Mr Seguya confirmed that Mr Kamanzi had been suspended. “He was not suspended by me. He was suspended by the minister, Gen. Otafiire,” he said, “I can only tell you to get comment from the minister.”

But, as Mr Kamanzi suspects, mudslinging and endemic poor governance reigns at UWA.
“It’s within their powers to carry out an investigation, so let the inquiry go through,” said Mr Kamanzi, himself a subject of the ongoing investigation headed by Mr Emmanuel Olaunah, a bureaucrat at the Tourism ministry.

Mr Kamanzi on Thursday distanced himself from alleged financial bad behavior, saying he did not pay his law firm neither did he make any illegal payment when he superintended UWA affairs albeit briefly.
“ I cannot pay Shs50 million to my firm,” he said, “ When I was nominated to chair the evaluation committee that gave the job to that firm, I disqualified myself because one of the guys in that firm was a friend.

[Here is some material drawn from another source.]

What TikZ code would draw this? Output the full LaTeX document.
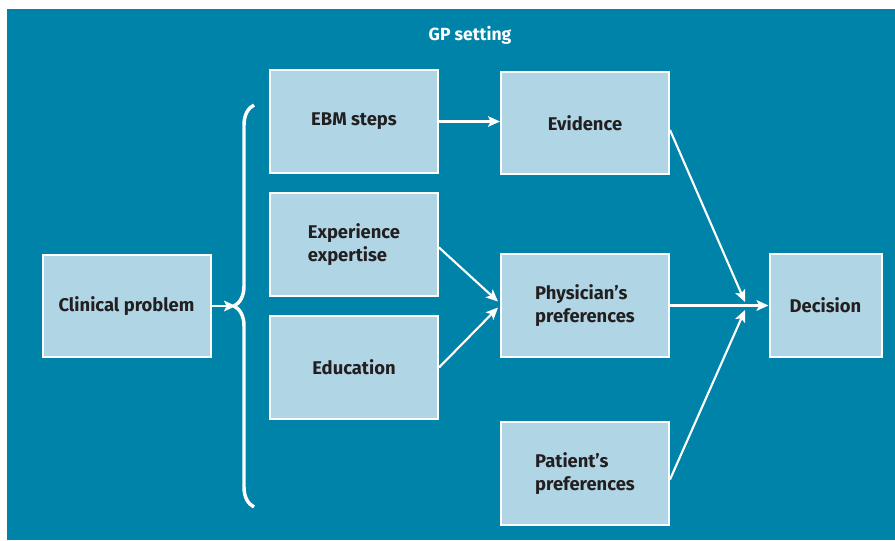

“They have actually not paid the firm and I am not a director in that company.”
Mr Kamanzi, who asked this newspaper not to write the story, said several people were looking at the $500,000 to hang him but “ there was a contract and under that contract, we (UWA) were paying a compound interest.”

“To avoid paying compound interest, I recommended that we use money on the operations account to pay the contractor since other accounts had been blocked.”

He denied trying to deep his fingers into the wildlife conservation cash reserve, saying: “Those allegations are absolutely untrue and in bad faith. Let them investigate and the let the truth come out.”
Wildlife conservationists blame Gen. Otafiire’s abrasive leadership style for the governance crisis smoldering at UWA.